--- Start of Data listing ---

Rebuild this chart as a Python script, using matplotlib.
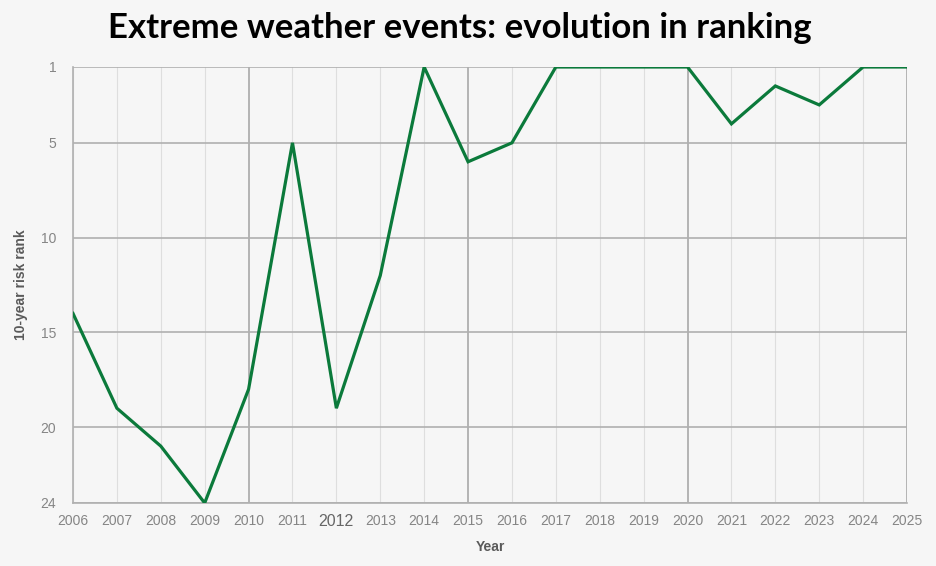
import matplotlib
matplotlib.use("Agg")
import matplotlib.pyplot as plt

years = list(range(2006, 2026))
ranks = [14, 19, 21, 24, 18, 5, 19, 12, 1, 6, 5, 1, 1, 1, 1, 4, 2, 3, 1, 1]
y_ticks = [1, 5, 10, 15, 20, 24]
title = "Extreme weather events: evolution in ranking"

bg = "#f6f6f6"
fig = plt.figure(figsize=(9.37, 5.66), dpi=100, facecolor=bg)
ax = fig.add_axes([73/937, 1-503/566, (907-73)/937, (503-67)/566], facecolor=bg)

ax.set_xlim(2006, 2025)
ax.set_ylim(24, 1)

# gridlines
for yr in years:
    major = (yr % 5 == 0)
    ax.axvline(yr, color="#a8a8a8" if major else "#dedede", lw=1.2 if major else 0.8, zorder=1)
for t in y_ticks:
    ax.axhline(t, color="#b0b0b0", lw=1.2, zorder=1)

ax.plot(years, ranks, color="#0b7a3b", lw=2.3, zorder=3, solid_joinstyle="miter")

for s in ["top", "right"]:
    ax.spines[s].set_visible(False)
for s in ["left", "bottom"]:
    ax.spines[s].set_color("#b0b0b0")
    ax.spines[s].set_linewidth(1.2)

ax.set_xticks(years)
ax.set_xticklabels([str(y) for y in years])
ax.set_yticks(y_ticks)
ax.tick_params(axis="both", length=0, colors="#858585", labelsize=10)
ax.tick_params(axis="x", pad=8)
ax.tick_params(axis="y", pad=12)
for lbl in ax.get_xticklabels():
    lbl.set_family("Liberation Sans")
    if lbl.get_text() == "2012":
        lbl.set_fontsize(11.5)
        lbl.set_color("#666666")
for lbl in ax.get_yticklabels():
    lbl.set_family("Liberation Sans")

ax.set_xlabel("Year", fontsize=10, fontweight="bold", color="#5a5a5a", family="Liberation Sans", labelpad=8)
ax.set_ylabel("10-year risk rank", fontsize=10, fontweight="bold", color="#5a5a5a", family="Liberation Sans", labelpad=9)

fig.text(460/937, 1-28/566, title, ha="center", va="center", fontsize=25, fontweight="bold", family="Lato", color="#000000")

fig.savefig("out.png", dpi=100, facecolor=bg)
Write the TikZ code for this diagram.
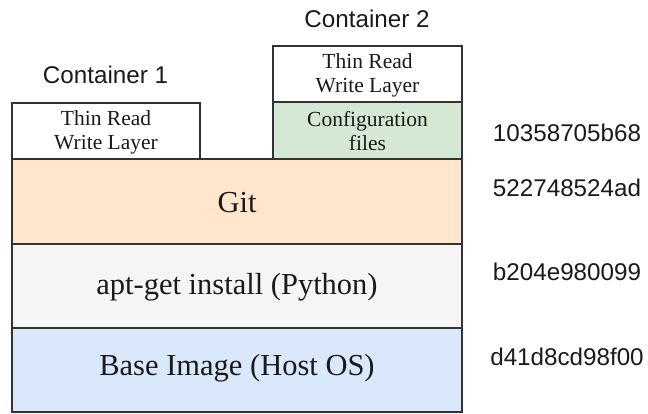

--- End of Data listing ---

Repeat the lines above, starting at the first and stopping after the line that holds "ax.set_ylim(24, 1)", with the pictures left out.

Rebuild this chart as a Python script, using matplotlib.
import matplotlib
matplotlib.use("Agg")
import matplotlib.pyplot as plt

years = list(range(2006, 2026))
ranks = [14, 19, 21, 24, 18, 5, 19, 12, 1, 6, 5, 1, 1, 1, 1, 4, 2, 3, 1, 1]
y_ticks = [1, 5, 10, 15, 20, 24]
title = "Extreme weather events: evolution in ranking"

bg = "#f6f6f6"
fig = plt.figure(figsize=(9.37, 5.66), dpi=100, facecolor=bg)
ax = fig.add_axes([73/937, 1-503/566, (907-73)/937, (503-67)/566], facecolor=bg)

ax.set_xlim(2006, 2025)
ax.set_ylim(24, 1)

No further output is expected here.